The only way to avoid this difficulty is to make any agreement in Ottawa in a form which definitely leaves us with the right to offer the removal or reduction of tariffs in favour of such foreign countries as offer us equivalent advantages.
It is of course possible to conceive a form of agreement upon preferences which is compatible with the retention of this right or to make the agreement itself provisional or conditional. But, in one way or another, the right of subsequent negotiation with foreign countries must be retained, or what may be the greatest opportunity of our time will be lost.
The trade of the world is now strangled by restrictions and tariffs. We lose and must lose more from this than any other great country. We have, in virtue of our great market, a greater power than any other country to secure the removal of these barriers. There has never been a period in which the chances of exercising this power effectively have been so great as they are likely to be in the one which is immediately ahead of us. We shall sacrifice this great opportunity if we make any agreement which involves the retention of high tariffs against foreign countries. The danger that we shall do this is grave and imminent. It can only be averted if we have first a very definite conception of the line on which we hope to conduct our world negotiations, and are careful at every stage at Ottawa to avoid commitments in a form which would unnecessarily handicap us later.

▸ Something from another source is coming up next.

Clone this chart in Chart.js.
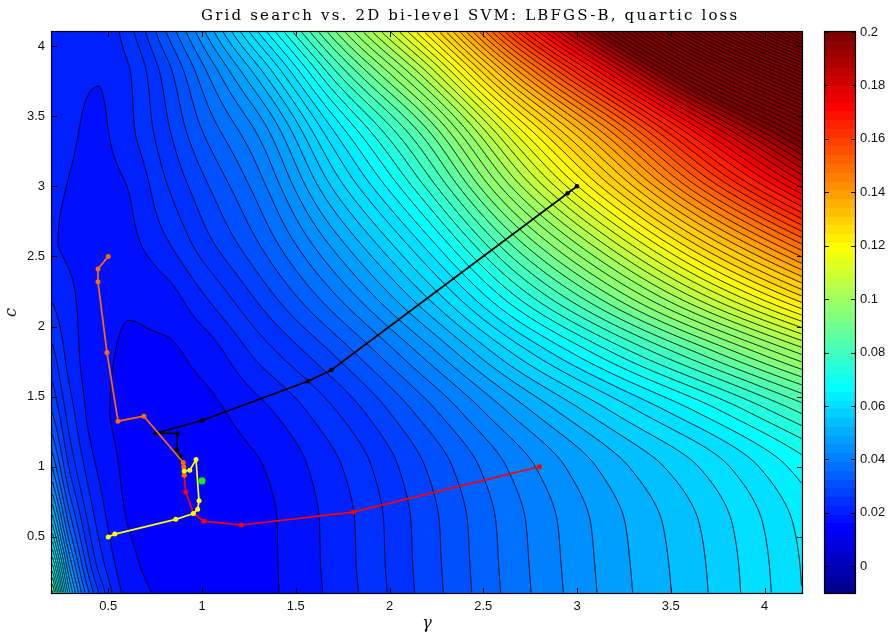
<!DOCTYPE html>
<html><head><meta charset="utf-8">
<script src="https://cdn.jsdelivr.net/npm/chart.js@4.4.0/dist/chart.umd.min.js"></script>
<style>html,body{margin:0;padding:0;background:#fff;}#wrap{position:relative;width:891px;height:636px;}</style>
</head><body><div id="wrap"><canvas id="cv" width="891" height="636"></canvas></div>
<script>
// ---------------- data ----------------
const titleText = 'Grid search vs. 2D bi-level SVM: LBFGS-B, quartic loss';
const xLabel = 'γ';
const yLabel = 'c';
const xTicks = [0.5, 1, 1.5, 2, 2.5, 3, 3.5, 4];
const yTicks = [0.5, 1, 1.5, 2, 2.5, 3, 3.5, 4];
const cbTicks = [0, 0.02, 0.04, 0.06, 0.08, 0.1, 0.12, 0.14, 0.16, 0.18, 0.2];
const colorMin = -0.01, colorMax = 0.2;
const levelStart = 0.002, levelStep = 0.003, levelEnd = 0.35;

const gammaKnots = [0.2, 0.3, 0.45, 0.6, 0.8, 1.0, 1.3, 1.7, 2.2, 2.7, 3.2, 3.7, 4.2];
const cKnots = [0.1, 0.3, 0.6, 1.0, 1.4, 1.8, 2.2, 2.6, 3.0, 3.4, 3.8, 4.1];
const lossC01 = [0.085, 0.052, 0.029, 0.019, 0.0165, 0.0158, 0.0163, 0.0208, 0.0303, 0.040, 0.0485, 0.056, 0.065];
const lossC03 = [0.072, 0.045, 0.025, 0.018, 0.016, 0.0157, 0.0163, 0.021, 0.0305, 0.0402, 0.0487, 0.0562, 0.0652];
const lossC06 = [0.056, 0.036, 0.022, 0.017, 0.0158, 0.0156, 0.0163, 0.0211, 0.0307, 0.0405, 0.0491, 0.0568, 0.0659];
const lossC10 = [0.041, 0.028, 0.0195, 0.0165, 0.0157, 0.0156, 0.0168, 0.0222, 0.0322, 0.0425, 0.0517, 0.0599, 0.0695];
const lossC14 = [0.032, 0.024, 0.0178, 0.0163, 0.0158, 0.0162, 0.019, 0.0257, 0.0368, 0.0488, 0.0595, 0.0696, 0.0808];
const lossC18 = [0.027, 0.0215, 0.0178, 0.0167, 0.0165, 0.018, 0.0238, 0.032, 0.0451, 0.060, 0.0737, 0.087, 0.101];
const lossC22 = [0.0228, 0.0205, 0.0183, 0.0173, 0.0185, 0.0224, 0.0295, 0.0401, 0.0558, 0.0744, 0.0918, 0.1094, 0.1269];
const lossC26 = [0.0202, 0.0196, 0.019, 0.0193, 0.0225, 0.0275, 0.035, 0.0481, 0.0665, 0.0888, 0.1099, 0.1317, 0.1528];
const lossC30 = [0.0203, 0.0199, 0.0191, 0.020, 0.0255, 0.031, 0.0395, 0.0565, 0.0776, 0.1038, 0.1288, 0.155, 0.1798];
const lossC34 = [0.0205, 0.0202, 0.0196, 0.022, 0.028, 0.035, 0.0447, 0.065, 0.0887, 0.1188, 0.1477, 0.1782, 0.2068];
const lossC38 = [0.0205, 0.0203, 0.0201, 0.0225, 0.030, 0.0395, 0.0542, 0.0784, 0.1063, 0.1425, 0.1777, 0.2151, 0.2495];
const lossC41 = [0.0205, 0.0205, 0.0204, 0.0245, 0.0345, 0.046, 0.065, 0.091, 0.123, 0.165, 0.206, 0.25, 0.29];
const lossRows = [lossC01, lossC03, lossC06, lossC10, lossC14, lossC18, lossC22, lossC26, lossC30, lossC34, lossC38, lossC41];

// optimisation paths [gamma, c]
const pathBlack  = [[3.0,3.0],[2.95,2.95],[1.69,1.69],[1.565,1.61],[1.0,1.33],[0.755,1.24],[0.87,1.237],[0.865,1.12],[0.883,1.08],[0.895,1.035]];
const pathRed    = [[2.8,1.0],[1.805,0.677],[1.21,0.585],[1.01,0.612],[0.955,0.667],[0.913,0.821],[0.905,0.94],[0.902,1.0]];
const pathOrange = [[0.5,2.5],[0.445,2.41],[0.445,2.32],[0.493,1.815],[0.552,1.325],[0.69,1.36],[0.9,1.03],[0.903,1.0],[0.905,0.94]];
const pathYellow = [[0.5,0.5],[0.535,0.52],[0.86,0.625],[0.954,0.667],[0.977,0.698],[0.984,0.757],[0.968,1.052],[0.935,0.975],[0.905,0.97]];
const gridBest   = [[1.0,0.9]];

// ---------------- helpers ----------------
function pchipSlopes(xs, ys){
  const n = xs.length, h = [], d = [], m = new Array(n);
  for (let k=0;k<n-1;k++){ h[k]=xs[k+1]-xs[k]; d[k]=(ys[k+1]-ys[k])/h[k]; }
  m[0]=d[0]; m[n-1]=d[n-2];
  for (let k=1;k<n-1;k++){
    if (d[k-1]*d[k] <= 0) m[k]=0;
    else { const w1=2*h[k]+h[k-1], w2=h[k]+2*h[k-1]; m[k]=(w1+w2)/(w1/d[k-1]+w2/d[k]); }
  }
  return m;
}
function pchipEval(xs, ys, m, x){
  const n = xs.length;
  if (x<=xs[0]) x=xs[0]; if (x>=xs[n-1]) x=xs[n-1];
  let k=0; while (k<n-2 && x>xs[k+1]) k++;
  const h=xs[k+1]-xs[k], t=(x-xs[k])/h, t2=t*t, t3=t2*t;
  return (2*t3-3*t2+1)*ys[k] + (t3-2*t2+t)*h*m[k] + (-2*t3+3*t2)*ys[k+1] + (t3-t2)*h*m[k+1];
}
const jet = [];
for (let i=0;i<64;i++){
  const t=(i+1)/64, cl=v=>Math.max(0,Math.min(1,v));
  jet.push([Math.round(255*cl(1.5-Math.abs(4*t-3))), Math.round(255*cl(1.5-Math.abs(4*t-2))), Math.round(255*cl(1.5-Math.abs(4*t-1)))]);
}
function colorIndex(v){
  const i = Math.floor((v-colorMin)/(colorMax-colorMin)*64);
  return Math.max(0, Math.min(63, i));
}

function buildField(chart){
  const a = chart.chartArea, xs = chart.scales.x, ys = chart.scales.y;
  const L=Math.round(a.left), T=Math.round(a.top), R=Math.round(a.right), B=Math.round(a.bottom);
  const W=R-L, H=B-T;
  const Z = new Float32Array(W*H);
  const rowSl = lossRows.map(r=>pchipSlopes(gammaKnots, r));
  const cs = new Float64Array(H);
  for (let j=0;j<H;j++) cs[j]=ys.getValueForPixel(T+j+0.5);
  const col = new Array(cKnots.length);
  for (let i=0;i<W;i++){
    const g = xs.getValueForPixel(L+i+0.5);
    for (let k=0;k<cKnots.length;k++) col[k]=pchipEval(gammaKnots, lossRows[k], rowSl[k], g);
    const sl = pchipSlopes(cKnots, col);
    for (let j=0;j<H;j++) Z[j*W+i]=pchipEval(cKnots, col, sl, cs[j]);
  }
  const oc = document.createElement('canvas'); oc.width=W; oc.height=H;
  const o = oc.getContext('2d');
  const img = o.createImageData(W,H);
  for (let p=0;p<W*H;p++){
    const v=Z[p];
    const k=Math.floor((v-levelStart)/levelStep);
    const lv=levelStart+k*levelStep;
    const c=jet[colorIndex(lv+1e-9)];
    img.data[4*p]=c[0]; img.data[4*p+1]=c[1]; img.data[4*p+2]=c[2]; img.data[4*p+3]=255;
  }
  o.putImageData(img,0,0);
  o.beginPath();
  for (let j=0;j<H-1;j++){
    for (let i=0;i<W-1;i++){
      const A=Z[j*W+i], Bv=Z[j*W+i+1], C=Z[(j+1)*W+i+1], D=Z[(j+1)*W+i];
      const mn=Math.min(A,Bv,C,D), mx=Math.max(A,Bv,C,D);
      const k0=Math.ceil((mn-levelStart)/levelStep), k1=Math.floor((mx-levelStart)/levelStep);
      for (let k=k0;k<=k1;k++){
        const lv=levelStart+k*levelStep;
        if (lv>levelEnd) break;
        const pts=[];
        if ((A<lv)!==(Bv<lv)) pts.push(i+(lv-A)/(Bv-A), j);
        if ((Bv<lv)!==(C<lv)) pts.push(i+1, j+(lv-Bv)/(C-Bv));
        if ((D<lv)!==(C<lv)) pts.push(i+(lv-D)/(C-D), j+1);
        if ((A<lv)!==(D<lv)) pts.push(i, j+(lv-A)/(D-A));
        if (pts.length>=4){ o.moveTo(pts[0]+0.5,pts[1]+0.5); o.lineTo(pts[2]+0.5,pts[3]+0.5); }
        if (pts.length>=8){ o.moveTo(pts[4]+0.5,pts[5]+0.5); o.lineTo(pts[6]+0.5,pts[7]+0.5); }
      }
    }
  }
  o.strokeStyle='#000'; o.lineWidth=1.0; o.stroke();
  chart.$field = {canvas: oc, L, T, W, H};
}

const fieldPlugin = {
  id: 'fieldPlugin',
  beforeDatasetsDraw(chart){
    if (!chart.$field) buildField(chart);
    const f = chart.$field, ctx = chart.ctx;
    ctx.save();
    ctx.drawImage(f.canvas, f.L, f.T);
    const xs=chart.scales.x, ys=chart.scales.y, L=f.L, T=f.T, R=f.L+f.W, B=f.T+f.H;
    ctx.strokeStyle='#000'; ctx.lineWidth=1;
    ctx.beginPath();
    xTicks.forEach(v=>{ const p=Math.round(xs.getPixelForValue(v))+0.5; ctx.moveTo(p,B); ctx.lineTo(p,B-5); ctx.moveTo(p,T); ctx.lineTo(p,T+5); });
    yTicks.forEach(v=>{ const p=Math.round(ys.getPixelForValue(v))+0.5; ctx.moveTo(L,p); ctx.lineTo(L+5,p); ctx.moveTo(R,p); ctx.lineTo(R-5,p); });
    ctx.stroke();
    ctx.lineWidth=1.2;
    ctx.strokeRect(L-0.5, T-0.5, f.W+1, f.H+1);
    // colorbar
    const cb=chart.scales.cb, x0=825, x1=855;
    for (let i=0;i<64;i++){
      const v0=colorMin+i*(colorMax-colorMin)/64, v1=colorMin+(i+1)*(colorMax-colorMin)/64;
      const y0=cb.getPixelForValue(v0), y1=cb.getPixelForValue(v1);
      const c=jet[i];
      ctx.fillStyle='rgb('+c[0]+','+c[1]+','+c[2]+')';
      ctx.fillRect(x0, Math.floor(y1), x1-x0, Math.ceil(y0)-Math.floor(y1));
    }
    ctx.lineWidth=1;
    ctx.beginPath();
    cbTicks.forEach(v=>{ const p=Math.round(cb.getPixelForValue(v))+0.5; ctx.moveTo(x0,p); ctx.lineTo(x0+4,p); ctx.moveTo(x1,p); ctx.lineTo(x1-4,p); });
    ctx.stroke();
    ctx.lineWidth=1.2;
    ctx.strokeRect(x0-0.5, Math.round(cb.top)-0.5, x1-x0+1, Math.round(cb.bottom)-Math.round(cb.top)+1);
    ctx.restore();
  },
  afterDraw(chart){
    const ctx=chart.ctx;
    ctx.save();
    ctx.font='15px "DejaVu Serif"';
    ctx.fillStyle='#000';
    const w0=ctx.measureText(titleText).width, target=536;
    ctx.letterSpacing=((target-w0)/(titleText.length-1)).toFixed(2)+'px';
    ctx.textAlign='left'; ctx.textBaseline='alphabetic';
    ctx.fillText(titleText, 469-target/2, 20);
    ctx.restore();
  }
};

const toPts = arr => arr.map(p=>({x:p[0], y:p[1]}));
function pathSet(arr, color, order, r){
  return {data: toPts(arr), showLine:true, borderColor:color, backgroundColor:color, pointBackgroundColor:color,
    pointBorderColor:color, borderWidth:1.7, pointRadius:r, pointBorderWidth:0, order:order, clip:false};
}
const noPadV = s => { s.paddingTop = 0; s.paddingBottom = 0; };
const tickFont = {family:'"Liberation Sans", Arial, sans-serif', size:13};
new Chart(document.getElementById('cv'), {
  type:'scatter',
  data:{datasets:[
    Object.assign(pathSet(gridBest, '#19e619', 0, 3.6), {showLine:false}),
    pathSet(pathYellow, '#ffff00', 1, 2.5),
    pathSet(pathOrange, '#ff6a00', 2, 2.5),
    pathSet(pathRed, '#ff0000', 3, 2.5),
    pathSet(pathBlack, '#000000', 4, 2.3)
  ]},
  options:{
    responsive:false, animation:false, devicePixelRatio:1,
    layout:{padding:{top:32, left:0, right:0, bottom:0}},
    plugins:{legend:{display:false}, tooltip:{enabled:false}, title:{display:false}},
    events:[],
    scales:{
      x:{type:'linear', position:'bottom', min:0.2, max:4.2,
        afterBuildTicks:s=>{ s.ticks = xTicks.map(v=>({value:v})); },
        afterFit:s=>{ s.height=43; s.paddingLeft=0; s.paddingRight=0; },
        grid:{display:false, drawTicks:false}, border:{display:false},
        ticks:{padding:6, autoSkip:false, maxRotation:0, color:'#111', font:tickFont, callback:v=>String(v)},
        title:{display:true, text:xLabel, color:'#111', font:{family:'"DejaVu Serif", serif', style:'italic', size:16}, padding:{top:0,bottom:3}}
      },
      y:{type:'linear', position:'left', min:0.1, max:4.1,
        afterBuildTicks:s=>{ s.ticks = yTicks.map(v=>({value:v})); },
        afterFit:s=>{ s.width=52; noPadV(s); },
        grid:{display:false, drawTicks:false}, border:{display:false},
        ticks:{padding:7, autoSkip:false, color:'#111', font:tickFont, callback:v=>String(v)},
        title:{display:true, text:yLabel, color:'#111', font:{family:'"DejaVu Serif", serif', style:'italic', size:16}, padding:{top:2,bottom:0}}
      },
      cb:{type:'linear', axis:'y', position:'right', min:colorMin, max:colorMax,
        afterBuildTicks:s=>{ s.ticks = cbTicks.map(v=>({value:v})); },
        afterFit:s=>{ s.width=89; noPadV(s); },
        grid:{display:false, drawTicks:false}, border:{display:false},
        ticks:{padding:58, autoSkip:false, color:'#111', font:tickFont, callback:v=>String(v)}
      }
    }
  },
  plugins:[fieldPlugin]
});
</script></body></html>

Where is much that can be done at Ottawa, both outside and within the sphere of tariff preferences, that does not entail this consequence. It is clearly of the ut- most importance from every point of view that the agreements that are made between ourselves and the Dominions shall, in retrospect as in prospect, be seen to be mutually advantageous, and not assume the form of onerous and hampering commitments, involving the loss of more benefits than they bring.